3. Appointment of Portfolio Managers. The Sub-Adviser may, at its expense and subject
to its supervision, engage one or more persons (each a “Portfolio Manager”), including, but not
lmiited to, subsidiaries and affiliated persons of the Sub-Adviser or the Adviser, to render any or
all of the investment advisory services that the Sub-Adviser is obligated to render under this
Agreement including, for one or more of the Portfolios and, to the extent required by applicable
law, subject to the approval of the Trust’s Board of Trustees and/or the shareholders of one or
more Portfolios, to render investment advisory services including the provisions of a continuous
investment program and the composition of the securities and other assets of such Portfolio or
Portfolios.

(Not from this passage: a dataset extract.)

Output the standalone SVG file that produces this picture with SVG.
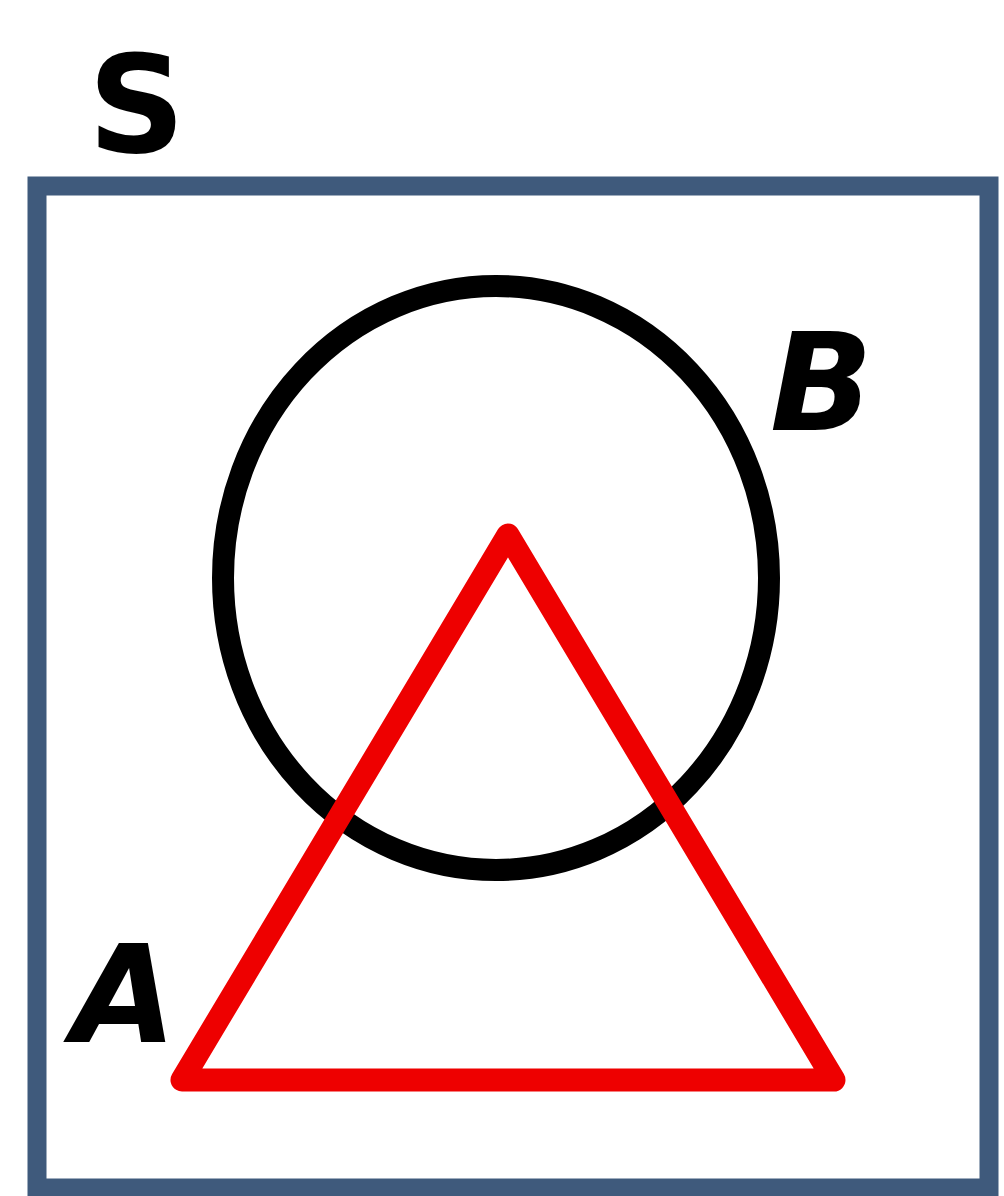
<svg xmlns="http://www.w3.org/2000/svg" width="1004" height="1196" viewBox="0 0 1004 1196">
<style>
.lbl{font-family:"DejaVu Sans",sans-serif;font-style:italic;font-weight:bold;font-size:135px;fill:#000;}
</style>
<rect width="1004" height="1196" fill="#fff"/>
<g id="S">
<rect x="37" y="186" width="952" height="1002" fill="#fff" stroke="#3f5a7c" stroke-width="19"/>
<text class="lbl" x="88" y="152" style="font-style:normal">S</text>
</g>
<g id="B">
<ellipse cx="496" cy="578" rx="273" ry="292" fill="none" stroke="#000" stroke-width="22"/>
<text class="lbl" x="770" y="430">B</text>
</g>
<g id="A">
<polygon points="508,535 182,1080 834,1080" fill="none" stroke="#ee0000" stroke-width="23" stroke-linejoin="round"/>
<text class="lbl" x="72" y="1042">A</text>
</g>
<g id="connectors"/>
</svg>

The Sub-Adviser shall retain any Portfolio Manager pursuant to a portfolio management
agreement with respect to each such Portfolio the terms and conditions of which are acceptable to
the Adviser and the Trust on behalf of the Portfolio. Any such portfolio management agreement,
together with any related written compliance or other operating policies and procedures and/or
written understandings between the Sub-Adviser and a Portfolio Manager (“Operating Guidelines”), a
copy of each of which (including any amendments) shall be delivered to the Adviser, shall set forth
the allocation of such services and responsibilities as between the Sub-Adviser and the Portfolio
Manager, provided that the Sub-Adviser shall be ultimately responsible for providing or procuring
such services and carrying out or causing to be carried out such responsibilities in accordance
with this Agreement. The Sub-Adviser (and not the Trust or the Adviser) will compensate any
Portfolio Manager for its services to the Portfolio, to the extent that such compensation shall be
paid. Subject to the provisions of the applicable portfolio management agreement with a Portfolio
Manager, the Sub-Adviser may terminate the services of any Portfolio Manager at any time with the
prior written consent of the Adviser, and shall at such time assume the responsibilities of such
Portfolio Manager unless and until a successor Portfolio Manager is selected.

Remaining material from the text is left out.